# Not eating...



## karlabythec (Nov 9, 2008)

Milo isn't eating, well, at least not our food. 
She had him on Beneful or something like that, which she for forgot to bring some. We feed Natures Select Salmon, he won't touch it. It is really good quality food and I would love for him to be on that too.
He ate a bit of boiled chicken this morning, as I wanted something in his tummy. 
Any suggestions? I know a lot of you had rescued dogs and may have had similar issues....


----------



## good buddy (Feb 20, 2007)

I would just give him a little more time. If he ate some boiled chicken he's not starving and it's pretty normal for a new dog to be off their feed for a couple days.
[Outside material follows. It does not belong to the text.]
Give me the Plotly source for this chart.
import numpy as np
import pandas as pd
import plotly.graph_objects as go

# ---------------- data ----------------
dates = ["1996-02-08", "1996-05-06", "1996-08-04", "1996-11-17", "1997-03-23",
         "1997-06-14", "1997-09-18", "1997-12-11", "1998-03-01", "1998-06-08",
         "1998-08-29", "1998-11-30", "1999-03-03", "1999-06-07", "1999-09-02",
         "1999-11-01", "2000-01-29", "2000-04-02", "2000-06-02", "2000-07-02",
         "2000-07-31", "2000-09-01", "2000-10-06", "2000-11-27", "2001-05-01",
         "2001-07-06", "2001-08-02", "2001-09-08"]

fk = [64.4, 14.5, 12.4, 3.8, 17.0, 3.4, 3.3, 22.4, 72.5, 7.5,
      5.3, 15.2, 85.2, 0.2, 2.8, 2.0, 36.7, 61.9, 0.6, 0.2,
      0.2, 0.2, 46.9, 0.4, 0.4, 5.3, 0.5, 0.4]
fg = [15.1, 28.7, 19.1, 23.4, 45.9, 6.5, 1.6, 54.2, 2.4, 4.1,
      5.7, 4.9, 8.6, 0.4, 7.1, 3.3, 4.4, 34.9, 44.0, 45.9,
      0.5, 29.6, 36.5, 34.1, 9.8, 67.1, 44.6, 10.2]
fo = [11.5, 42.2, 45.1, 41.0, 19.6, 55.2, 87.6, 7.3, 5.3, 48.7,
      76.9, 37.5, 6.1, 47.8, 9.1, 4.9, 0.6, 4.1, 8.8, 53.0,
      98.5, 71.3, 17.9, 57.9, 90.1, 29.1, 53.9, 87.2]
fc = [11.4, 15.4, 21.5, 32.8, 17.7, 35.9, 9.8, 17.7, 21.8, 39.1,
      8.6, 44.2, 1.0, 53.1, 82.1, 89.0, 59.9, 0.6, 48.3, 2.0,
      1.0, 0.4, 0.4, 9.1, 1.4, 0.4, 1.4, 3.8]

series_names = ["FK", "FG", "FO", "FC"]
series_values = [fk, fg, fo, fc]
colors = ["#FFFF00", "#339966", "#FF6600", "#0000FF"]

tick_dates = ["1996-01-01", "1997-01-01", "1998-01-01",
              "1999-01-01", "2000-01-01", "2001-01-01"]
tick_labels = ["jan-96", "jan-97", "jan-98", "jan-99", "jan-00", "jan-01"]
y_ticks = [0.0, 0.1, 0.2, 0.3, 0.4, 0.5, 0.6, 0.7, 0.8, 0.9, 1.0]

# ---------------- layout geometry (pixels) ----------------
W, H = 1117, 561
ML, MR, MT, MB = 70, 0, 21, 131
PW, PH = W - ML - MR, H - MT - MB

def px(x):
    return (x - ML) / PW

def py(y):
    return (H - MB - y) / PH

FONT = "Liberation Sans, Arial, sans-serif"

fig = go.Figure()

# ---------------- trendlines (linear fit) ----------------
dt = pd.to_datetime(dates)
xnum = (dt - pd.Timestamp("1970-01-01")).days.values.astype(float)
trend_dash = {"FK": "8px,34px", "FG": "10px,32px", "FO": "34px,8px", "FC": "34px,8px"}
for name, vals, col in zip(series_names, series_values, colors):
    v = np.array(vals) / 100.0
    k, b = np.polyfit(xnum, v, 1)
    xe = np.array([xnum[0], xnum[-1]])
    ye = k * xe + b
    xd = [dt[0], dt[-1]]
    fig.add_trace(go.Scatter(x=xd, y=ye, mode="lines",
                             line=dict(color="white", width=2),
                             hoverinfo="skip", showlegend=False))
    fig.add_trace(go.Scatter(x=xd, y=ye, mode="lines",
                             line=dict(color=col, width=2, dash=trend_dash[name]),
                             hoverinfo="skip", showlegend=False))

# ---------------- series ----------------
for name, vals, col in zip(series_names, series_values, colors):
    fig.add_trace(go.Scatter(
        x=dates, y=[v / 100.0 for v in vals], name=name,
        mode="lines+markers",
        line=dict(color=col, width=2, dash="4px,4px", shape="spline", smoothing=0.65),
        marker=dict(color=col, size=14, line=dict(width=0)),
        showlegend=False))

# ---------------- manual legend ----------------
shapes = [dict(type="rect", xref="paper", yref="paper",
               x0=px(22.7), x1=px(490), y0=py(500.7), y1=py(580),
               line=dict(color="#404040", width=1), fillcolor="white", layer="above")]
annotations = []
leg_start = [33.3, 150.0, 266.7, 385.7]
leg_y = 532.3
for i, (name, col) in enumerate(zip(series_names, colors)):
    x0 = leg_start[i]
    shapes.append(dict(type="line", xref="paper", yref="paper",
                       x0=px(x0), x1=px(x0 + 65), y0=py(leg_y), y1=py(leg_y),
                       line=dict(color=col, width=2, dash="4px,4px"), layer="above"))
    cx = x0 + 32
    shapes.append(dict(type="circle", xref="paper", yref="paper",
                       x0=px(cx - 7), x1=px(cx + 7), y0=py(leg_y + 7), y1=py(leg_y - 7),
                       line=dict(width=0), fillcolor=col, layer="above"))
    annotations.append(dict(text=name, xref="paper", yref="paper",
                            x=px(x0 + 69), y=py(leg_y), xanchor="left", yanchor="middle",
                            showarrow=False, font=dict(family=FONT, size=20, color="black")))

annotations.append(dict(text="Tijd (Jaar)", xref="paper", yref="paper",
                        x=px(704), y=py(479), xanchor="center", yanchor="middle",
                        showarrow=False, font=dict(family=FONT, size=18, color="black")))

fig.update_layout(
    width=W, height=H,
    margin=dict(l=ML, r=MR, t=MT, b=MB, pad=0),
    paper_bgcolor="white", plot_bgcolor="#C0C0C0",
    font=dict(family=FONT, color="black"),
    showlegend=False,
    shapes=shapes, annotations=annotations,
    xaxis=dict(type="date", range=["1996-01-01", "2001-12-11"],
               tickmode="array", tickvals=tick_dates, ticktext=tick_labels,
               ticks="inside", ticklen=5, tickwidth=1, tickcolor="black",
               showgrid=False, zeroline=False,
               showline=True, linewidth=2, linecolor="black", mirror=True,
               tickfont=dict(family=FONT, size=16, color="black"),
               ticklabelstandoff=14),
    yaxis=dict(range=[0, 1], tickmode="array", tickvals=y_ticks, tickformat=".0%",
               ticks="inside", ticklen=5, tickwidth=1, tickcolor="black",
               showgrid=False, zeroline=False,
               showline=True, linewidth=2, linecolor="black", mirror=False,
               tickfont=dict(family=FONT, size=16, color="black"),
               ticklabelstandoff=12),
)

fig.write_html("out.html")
Maybe try cooking up some rice too, to go with that chicken since rice is kinda binding. To switch from the Beneful to what you're feeding without easing into it could give him some tummy upset and the rice could help firm up any loose stools. Most dogs like it too.  Just keep an eye on him, I bet his appetite perks up as he settles in more.

Are you enjoying him? :dance:


----------



## pjewel (Apr 11, 2007)

I would definitely keep him on the Beneful while switching him over to something else. Switching all at once can cause you and him distress (as in loose stools). My little ones eat some Beneful along with their Fromm's. The big dogs were used to that and the little ones kept running over to their bowls for a snack so it was easier to simply give them all the same thing. They now get one for breakfast and the other for dinner but the transition should be made over time.


----------



## SMARTY (Apr 19, 2007)

The more you feed him people food the less likely he is to eat the kibble you want him on. If he is sick feed whatever he will eat, if not call the seller back find out the brand and buy him a bag then move him gradually over to your preferred brand.


----------



## mintchip (Apr 19, 2007)

SMARTY said:


> The more you feed him people food the less likely he is to eat the kibble you want him on. If he is sick feed whatever he will eat, if not call the seller back find out the brand and buy him a bag then move him gradually over to your preferred brand.


I agree


----------



## mckennasedona (Feb 20, 2007)

I agree with switching gradually. Go buy a 5lb bag of Beneful and switch him to the new food over a week's time or so. 
I'd probably keep him in the Beneful until he's really settled in. He's had an upheaval in his life, even though it's a very good one, so I'd keep feeding hiim what he's used to for awhile before starting the switch.


----------



## trueblue (Jan 22, 2008)

Karla, you might want to try keeping him on the Beneful and transitioning to Nature's Select by using this transition powder. I used it on Santos, and never had any issues at all with poopy butt.

http://www.eaglepack.com/SP_Transition.html


----------



## Renee (Mar 27, 2008)

I agree with Susan...since you're fortunate enough to know what he HAS been eating, do a slow switch over to your food by combining it with his food.
I'm sure part of his not eating is just the adjustment to a new environment. Once everything settles down, he'll get into a routine.


----------



## karlabythec (Nov 9, 2008)

Okay, I'll go get a bag of the beneful today and let him have it for a couple of days...then I'll start switching slowly...will look at getting that powder too Kim...thanks!


----------



## karlabythec (Nov 9, 2008)

Oh, and we are totally enjoying him....he is a great boy. 
Our only issue is his marking...lol...but I borrowed my daughters belly band that she has for her yorkie...and I ordered him 3 in his size.
I'm sure the marking will get better...once he realizes this is his place...but when we take him places, I'll want to have one on him!


----------



## Shada (Feb 4, 2007)

Is he neutered? If not, I would make an appointment ASAP to get that done. 

That should help with his marking.


----------



## karlabythec (Nov 9, 2008)

No, he isn't...I was going to call today and totally ran out of time...will call first thing Monday...I am sure he will still mark, but hopefully not as much!


----------



## marjrc (Jan 13, 2007)

Congrats on getting a rescue, Karla! I'm sure the eating issue will clear up once he's settled in more. Beneful isn't a great food, but if a small bag will allow him to slowly get used to a better brand of food, then why not? 

Marking will not likely go away even once he's neutered, sad to say. Mine were neutered at 6 and 7 mths. and Ricky especially, will mark in other's homes. Even in our home when something is "out of place" !! UGH !

good luck - pictures please...


----------



## karlabythec (Nov 9, 2008)

I posted pics under another thread...did you see them?
Yeah, I just ordered 3 belly bands today...they are a lifesaver when you go other places. He has been better about the marking inside here today...


----------



## marjrc (Jan 13, 2007)

Yes Karla, I finally figured out there was another thread. LOL


----------